◆ THE EXERCISE: Copy nothing but the text: reproduce each line of the listing exactly and leave the pictures out.

◆ INPUT ROWS:
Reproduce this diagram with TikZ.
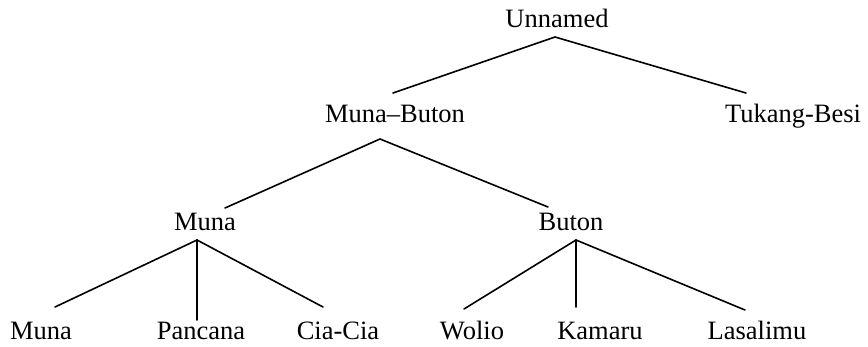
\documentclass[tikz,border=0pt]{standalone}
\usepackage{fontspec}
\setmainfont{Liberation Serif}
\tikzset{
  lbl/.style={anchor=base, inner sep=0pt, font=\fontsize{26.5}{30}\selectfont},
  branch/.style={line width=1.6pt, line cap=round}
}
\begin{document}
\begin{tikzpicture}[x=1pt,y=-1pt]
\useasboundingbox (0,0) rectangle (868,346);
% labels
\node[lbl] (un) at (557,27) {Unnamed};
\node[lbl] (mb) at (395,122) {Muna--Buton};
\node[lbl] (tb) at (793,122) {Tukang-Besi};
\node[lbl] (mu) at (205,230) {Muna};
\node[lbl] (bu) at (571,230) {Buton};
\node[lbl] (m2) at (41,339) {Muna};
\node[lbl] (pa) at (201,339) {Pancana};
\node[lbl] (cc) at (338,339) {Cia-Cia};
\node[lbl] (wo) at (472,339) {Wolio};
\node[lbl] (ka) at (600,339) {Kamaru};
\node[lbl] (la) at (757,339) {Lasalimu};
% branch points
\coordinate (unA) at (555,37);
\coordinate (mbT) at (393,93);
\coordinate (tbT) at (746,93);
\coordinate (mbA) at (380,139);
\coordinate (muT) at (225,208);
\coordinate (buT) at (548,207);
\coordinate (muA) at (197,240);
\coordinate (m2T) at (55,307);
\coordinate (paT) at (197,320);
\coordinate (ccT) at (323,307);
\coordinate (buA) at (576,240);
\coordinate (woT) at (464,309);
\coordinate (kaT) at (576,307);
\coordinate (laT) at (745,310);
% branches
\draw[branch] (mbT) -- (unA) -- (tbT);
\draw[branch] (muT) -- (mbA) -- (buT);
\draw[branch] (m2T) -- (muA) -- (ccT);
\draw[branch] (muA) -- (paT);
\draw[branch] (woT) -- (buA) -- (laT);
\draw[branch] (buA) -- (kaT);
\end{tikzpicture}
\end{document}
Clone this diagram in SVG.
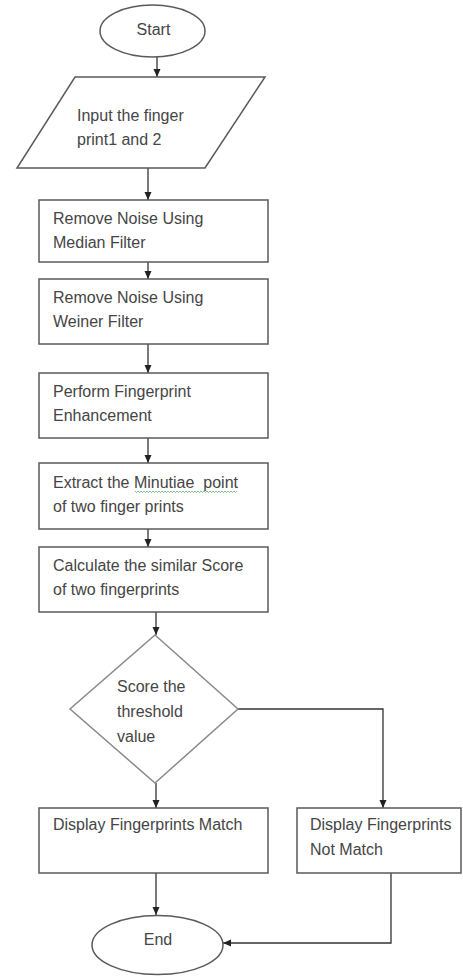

◆ PROBLEM SOLUTION:
Reproduce this diagram with TikZ.
\documentclass[tikz,border=0pt]{standalone}
\usepackage{fontspec}
\setmainfont{Liberation Serif}
\tikzset{
  lbl/.style={anchor=base, inner sep=0pt, font=\fontsize{26.5}{30}\selectfont},
  branch/.style={line width=1.6pt, line cap=round}
}
\begin{document}
\begin{tikzpicture}[x=1pt,y=-1pt]
\useasboundingbox (0,0) rectangle (868,346);
% labels
\node[lbl] (un) at (557,27) {Unnamed};
\node[lbl] (mb) at (395,122) {Muna--Buton};
\node[lbl] (tb) at (793,122) {Tukang-Besi};
\node[lbl] (mu) at (205,230) {Muna};
\node[lbl] (bu) at (571,230) {Buton};
\node[lbl] (m2) at (41,339) {Muna};
\node[lbl] (pa) at (201,339) {Pancana};
\node[lbl] (cc) at (338,339) {Cia-Cia};
\node[lbl] (wo) at (472,339) {Wolio};
\node[lbl] (ka) at (600,339) {Kamaru};
\node[lbl] (la) at (757,339) {Lasalimu};
% branch points
\coordinate (unA) at (555,37);
\coordinate (mbT) at (393,93);
\coordinate (tbT) at (746,93);
\coordinate (mbA) at (380,139);
\coordinate (muT) at (225,208);
\coordinate (buT) at (548,207);
\coordinate (muA) at (197,240);
\coordinate (m2T) at (55,307);
\coordinate (paT) at (197,320);
\coordinate (ccT) at (323,307);
\coordinate (buA) at (576,240);
\coordinate (woT) at (464,309);
\coordinate (kaT) at (576,307);
\coordinate (laT) at (745,310);
% branches
\draw[branch] (mbT) -- (unA) -- (tbT);
\draw[branch] (muT) -- (mbA) -- (buT);
\draw[branch] (m2T) -- (muA) -- (ccT);
\draw[branch] (muA) -- (paT);
\draw[branch] (woT) -- (buA) -- (laT);
\draw[branch] (buA) -- (kaT);
\end{tikzpicture}
\end{document}
Clone this diagram in SVG.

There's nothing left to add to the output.